IL 1st Dist. – Third Party Has No Standing to Assert Bad Faith Claimshoke2013
No Duty to Reveal Existence of Umbrella Limits in Response to Statutory Request to Disclose Policy Limits
An Illinois appellate court, applying Illinois law, upheld the circuit court’s ruling that a third party does not have standing to file an action for bad faith under Section 155 of the Illinois Insurance Code. The appellate court also upheld the circuit court’s ruling that Section 143.24b of the Illinois Insurance Code does not require an insurer to disclose its insured’s umbrella policies.
The bad faith allegations at issue stem from an insurer’s actions related to a car accident between Christine Demarco (“Demarco”) and Austin Sahr (“Sahr”). As a result of the accident, Demarco filed a personal injury action against Sahr. Demarco’s attorney sent Country Financial (“Country”), Sahr’s auto insurer, a request pursuant to the Illinois Insurance Code Section 143.24b asking Country to “disclose your insured’s policy limits”. A Country claims specialist responded stating that “our insured’s policy limits are $250,000 per person, $500,000 per incident.” Demarco served Sahr with discovery requests. In response to the interrogatories, Sahr disclosed his Country auto policy. Sahr also indicated that he did not have any excess coverage. A few weeks later, pursuant to a document request, Sahr produced a declaration sheet which provided evidence that at the time of the collision, Country also insured Sahr under a $1,000,000 personal umbrella liability policy. During a deposition, Sahr was questioned about his interrogatory answer in which he denied having umbrella or excess coverage. He testified that no one had informed him that his answer was inaccurate, and that at the time he believed it was correct.

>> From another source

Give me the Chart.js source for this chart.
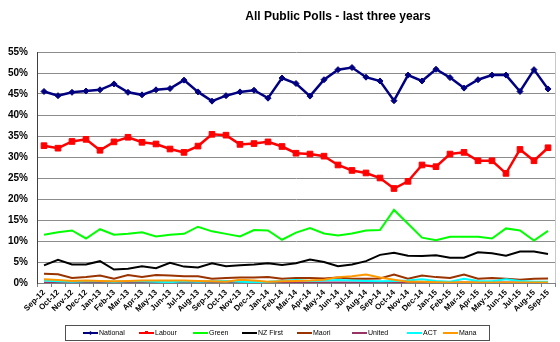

Demarco subsequently filed a putative class action complaint against Country and a motion for class certification. Demarco alleged that it was Country’s accepted practice to have its employees misrepresent and conceal policy limits. The amended putative class action complaint alleged (1) fraudulent concealment and misrepresentation of the policy limits, (2) an implied right of action under the Illinois Insurance Code Section 143.24b, (3) violation of the Illinois Consumer Fraud and Deceptive Business Practices Act, (4) recovery under Section 155 of the Illinois Insurance Code for “unreasonable and vexatious acts constituting improper claims practice,” and (5) negligent misrepresentation of the policy limits.
Country filed a motion to strike or dismiss the class action allegations. After a hearing, the circuit court concluded that Country made the proper disclosure pursuant to Section 143.24b of the Illinois Insurance Code. The circuit court also rejected Demarco’s bad faith claim pursuant to Section 155 of the Illinois Insurance Code, stating: “I don’t think there is a 155 claim available to somebody other than the insured.” After finding that there was no consumer nexus for the alleged Consumer Fraud Act claim and that Demarco did not and could not plead the required damages for her fraud claim, the circuit court ordered the amended complaint to be dismissed entirely with prejudice and without leave to amend. Demarco filed a motion to reconsider and attached a second amended complaint. The motion was denied. Demarco appealed.
The appellate court agreed that claims under Section 155 for bad faith cannot be brought by third parties: “Our supreme court has expressly stated, however, that ‘the remedy embodied in section 155 of the Insurance Code does not extend to third parties.’” The appellate court noted that the reason assignees of an insured have standing under Section 155 is because an assignee succeeds to the same position as the insured and, therefore, is not a true third party. The appellate court also agreed that Demarco had failed to adequately plead fraud, negligent misrepresentation, and violation of the Consumer Fraud Act. Also, the appellate court upheld the ruling that Demarco did not have a claim under Section 143.24b. According to the appellate court, the statute was clear and unambiguous and did not require the disclosure of umbrella policies.
The appellate court did not address Demarco’s arguments regarding her motion for class certification because the circuit court never ruled on the issue. The circuit court did not rule on class certification because, without a claim for an individual plaintiff, there could not be a class action. Demarco v. CC Services Inc. a/k/a Country Financial, 2017 IL App (1st) 152933-U (1st Dist. Mar. 24, 2017).